The next approach is demonstration of invention development for the prototype or method designated by the rejected claim sentences. This approach is somewhat counter-intuitive in that the inventor, generally in a declaration or affidavit, describes the mistakes and blind alleys he or she experienced while developing the invention. When initially hearing this request, most inventors react by asking why anyone would want to know all the development mistakes. The answer is as follows: The disputed invention superficially appears very similar to existing devices or methods because small structural changes do not appear as significant improvements. It is then the inventor’s responsibility to evidence the extended amount of time, expertise, experimentation, testing and design required for these changes, as the case may be.
For example, one of my clients filed a U.S. utility patent application for an improved portable animal waste remover (a pooper scooper to most of us). Superficially, the device looked like a shovel, and everyone knows that there are already a great many shovels and animal waste scoops in existence. Not surprising the examiner rejected all the claim sentences in his first letter to the client. However, my client had a secret weapon: a notebook complete with cad drawings of the numerous designs and sketches he conceived before he created several related prototypes.
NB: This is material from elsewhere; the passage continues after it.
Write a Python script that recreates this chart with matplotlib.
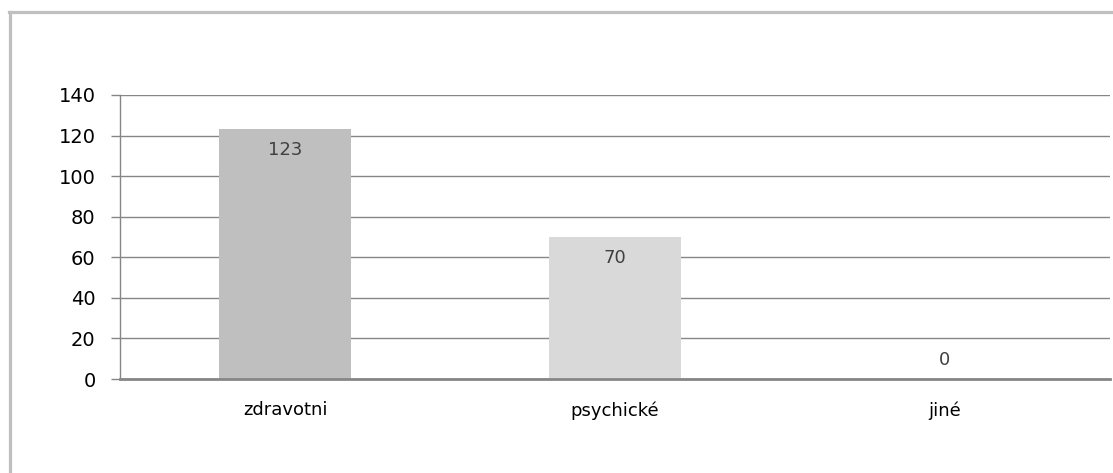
import matplotlib.pyplot as plt
from matplotlib.lines import Line2D

categories = ['zdravotni', 'psychické', 'jiné']
values = [123, 70, 0]
bar_colors = ['#bfbfbf', '#d9d9d9', '#d9d9d9']
y_ticks = [0, 20, 40, 60, 80, 100, 120, 140]

W, H = 1113, 473
fig = plt.figure(figsize=(W / 100, H / 100), dpi=100)
ax = fig.add_axes([120 / W, 94 / H, 990 / W, 284 / H])

x = range(len(categories))
bars = ax.bar(x, values, width=0.4, color=bar_colors, zorder=2)

ax.set_xlim(-0.5, 2.5)
ax.set_ylim(0, 140)
ax.set_yticks(y_ticks)
ax.set_xticks(list(x))
ax.set_xticklabels(categories)

grid_col = '#868686'
ax.yaxis.grid(True, color=grid_col, linewidth=1, zorder=1)
ax.set_axisbelow(True)
for s in ['top', 'right']:
    ax.spines[s].set_visible(False)
ax.spines['left'].set_color(grid_col)
ax.spines['left'].set_linewidth(1)
ax.spines['bottom'].set_color(grid_col)
ax.spines['bottom'].set_linewidth(2)
ax.spines['bottom'].set_zorder(3)

ax.tick_params(axis='y', length=6.5, width=1, color=grid_col, pad=11, labelsize=14)
ax.tick_params(axis='x', length=0, pad=16, labelsize=13)

# data labels
for b, v in zip(bars, values):
    off = -15 if v > 0 else 14
    ax.annotate(str(v), (b.get_x() + b.get_width() / 2, v), xytext=(0, off),
                textcoords='offset points', ha='center', va='center',
                fontsize=13, color='#404040')

# outer chart frame (only top and left visible)
frame_col = '#bfbfbf'
fig.add_artist(Line2D([9.5 / W, 9.5 / W], [0, 1 - 12 / H], color=frame_col,
                      linewidth=2.3, transform=fig.transFigure))
fig.add_artist(Line2D([8.5 / W, 1], [1 - 12 / H, 1 - 12 / H], color=frame_col,
                      linewidth=2.3, transform=fig.transFigure))

fig.savefig('out.png', dpi=100)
Consequently, our response strategy was a declaration for my client in which he described the numerous steps in the design development of the scoop (shovel) component in particular. Attached to this declaration, and referenced at appropriate points therein, were photographic images of the cad drawings and photographs of the original prototype in resin on a mockup. Was there a happy ending of this story? Yes, because the examiner eventually approved several claims to three related prototypes in the application! Although these claims were necessarily narrow in a crowded art area, there a real possibility that no claims would have been allowed without evidence of prior design and prototype development.
Of course, not every client has a notebook filled with the exact technical drawings to document the development an invention. However, with initial skillful questions from the patent practitioner, most inventors will recall how certain changes came about. For example, in my practice an inventor of a storage device initially overlooked many phases of his product development because he did not initially perceive large structural changes.
However, after initial analysis of device components, this same client recalled the testing of wheels with different dimensions and weights. He also recalled that the device is now longer longitudinally as well as uniform in height and width. He then recalled that he produced new molds so that vertical supports are now wider and thicker than previously. The key? The inventor must understand that (i) overlooked changes are often patentable, and (ii) combinations of these changes may be critical to significant improvement over previous existing subject matter.